Part IV “The Northern Campaign and Joshua’s Last Words”
In Joshua 11 we see another coalition of kings rising up against Israel to destroy them. This time, instead of five kings, there were fifteen kings from the north under the king of Hazor that joined together to go against Israel. Joshua had to turn his attention to the north where they were gathering at the waters of Merom.
Hazor was the economic center in the land of Canaan and Jabin, the king of Hazor, was calling the shots. The sheer numbers of foot soldiers, men on horses and chariots were overwhelming and Israel's resources were no match.
Again, God told Joshua to have courage and that he would deliver them from their enemies. In the face of extreme intimidation, Joshua faithfully obeyed God and trusted him to the uttermost.
Joshua and the army of Israel came suddenly upon the enemy and the Lord delivered them into the hand of Israel. God had instructed Joshua to hamstring the horses and burn the chariots of the enemy to teach him that he couldn't trust in the same things as his enemies to win the battle.
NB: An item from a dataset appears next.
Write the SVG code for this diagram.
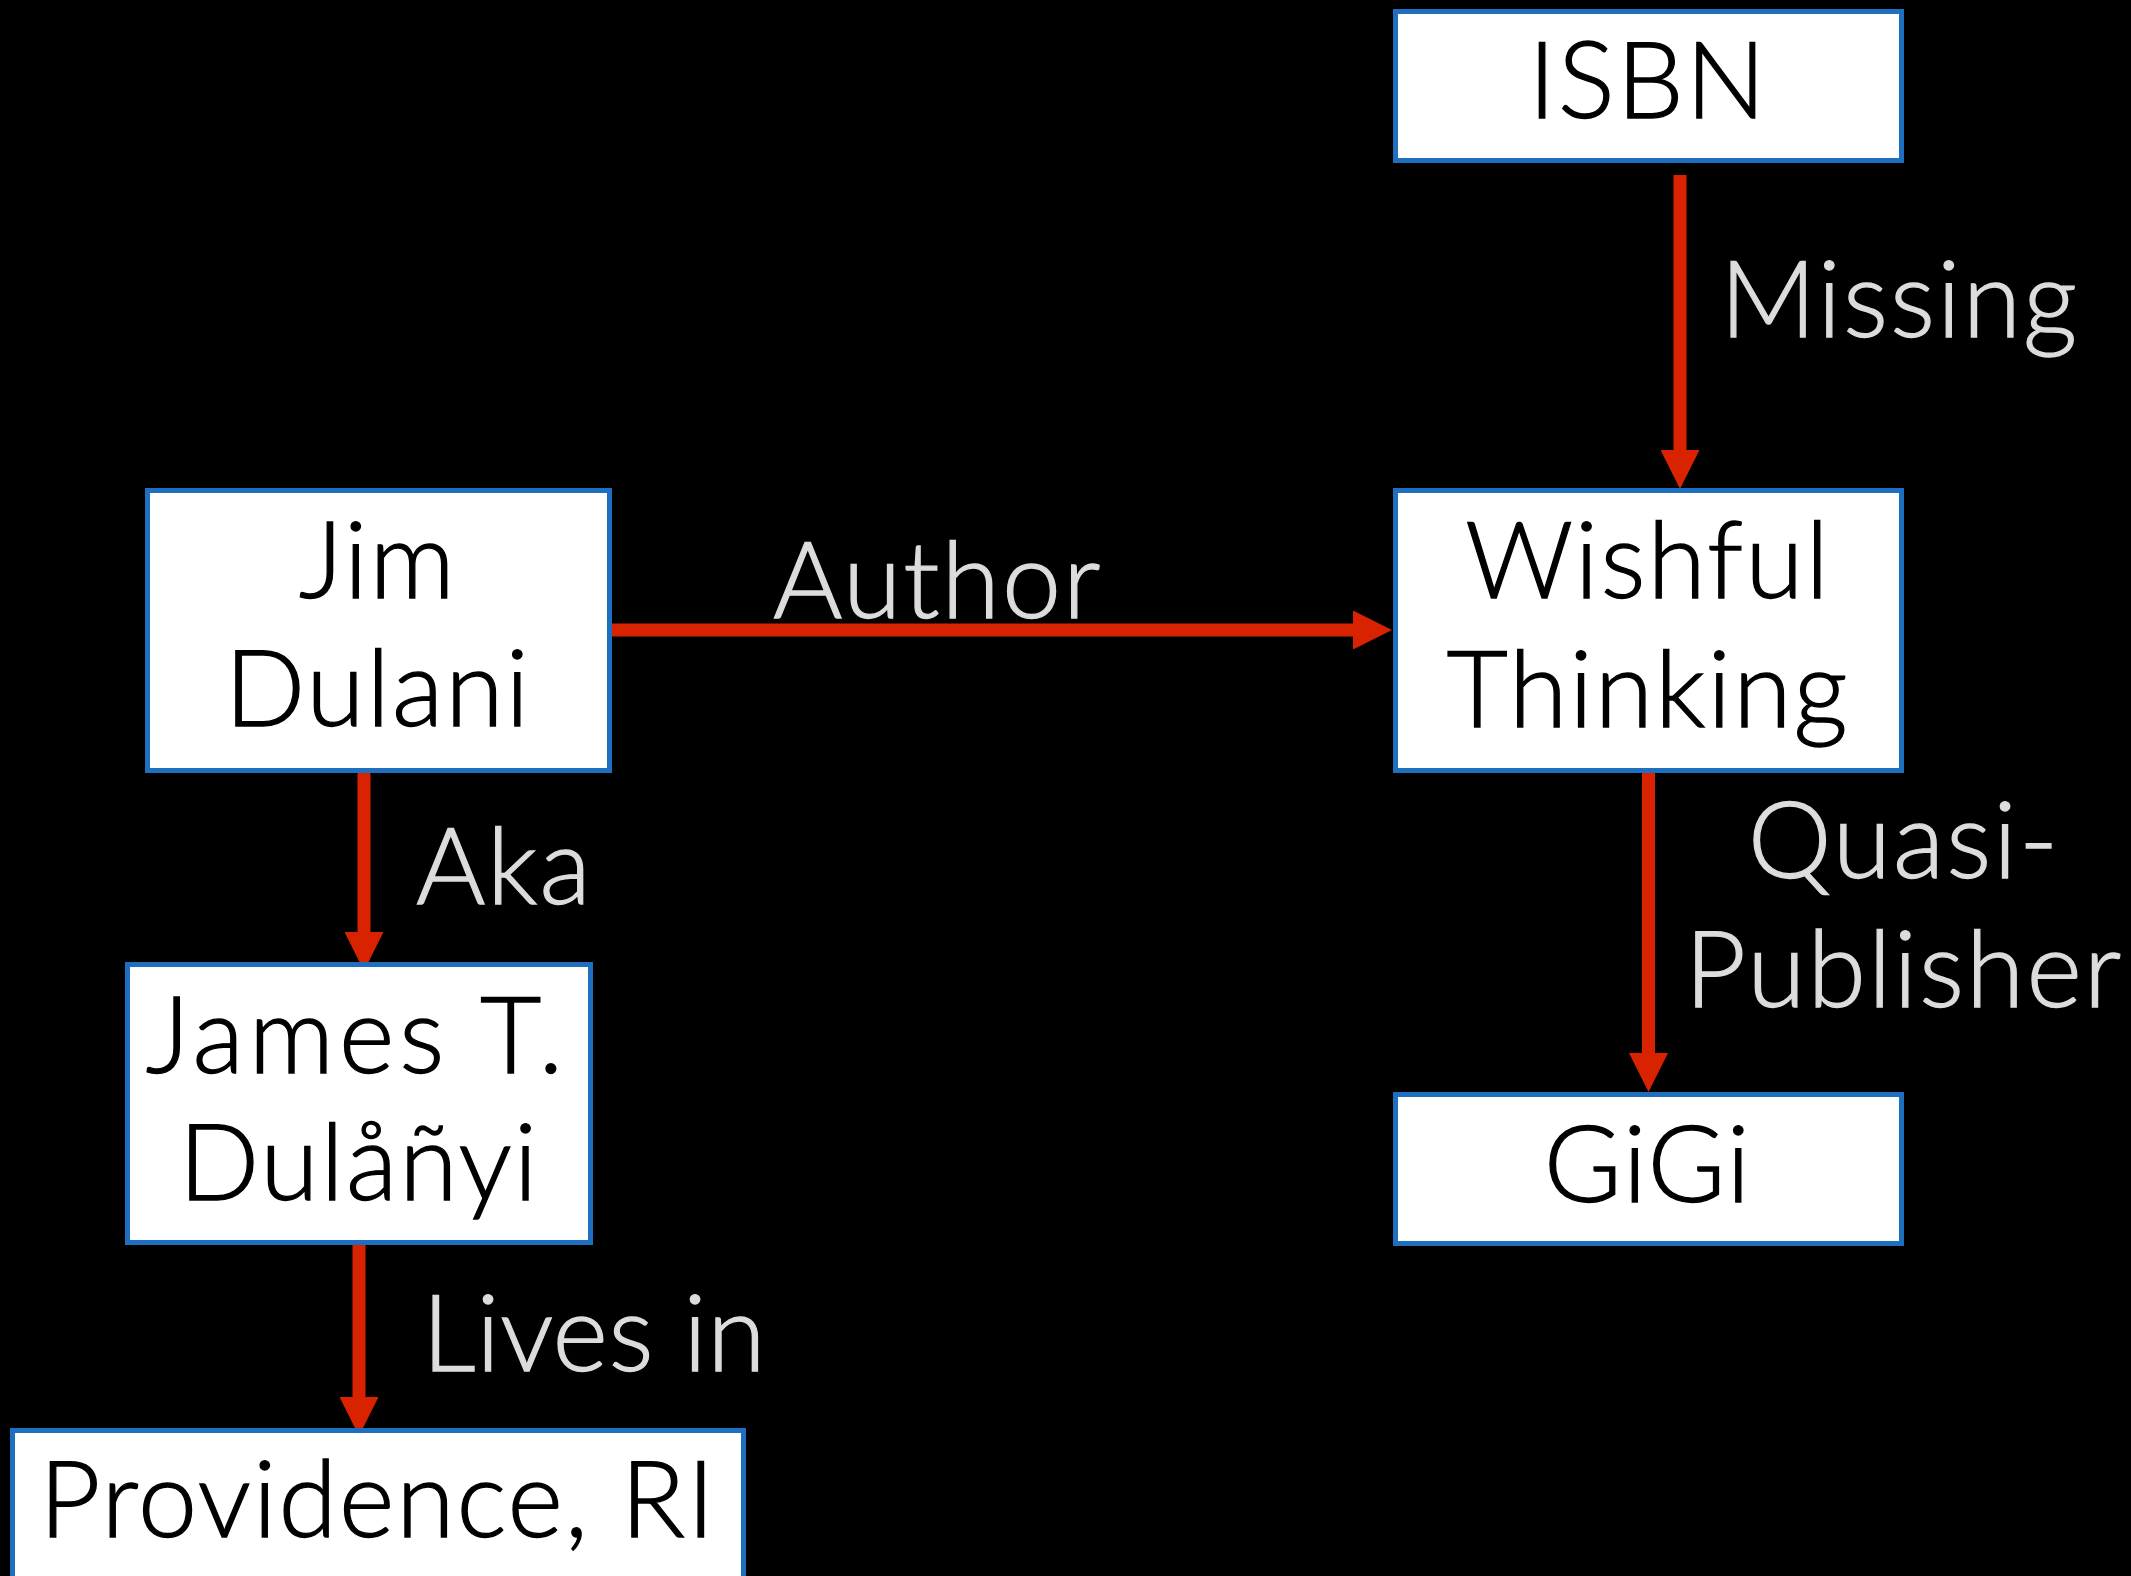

The multiplication of horses was actually forbidden in the law, as written in Deuteronomy 17:16.
Joshua captured Hazor, killed the king, burned the city and took all the plunder. He acquired the land and divided it among the tribes of Israel. He left nothing undone that God had told him to do and as a result Israel was victorious and had rest from war.
In Joshua 24, when Joshua was nearly 110 years old, he gathered all the tribes of Israel together to encourage them. He shared the history of Israel and how God had blessed them. He exhorted and charged them to forsake all idols and strange gods and to turn their hearts to the one true God. They agreed to serve God only and to obey his voice so Joshua made a covenant with them and set a great stone under an oak tree as a witness.
We, too, must serve God with our whole hearts, for he has called us from before the foundations of the world and has blessed us with all spiritual blessings in Christ. All things are under our feet and God gives us the strategies and the victories. In him we have rest.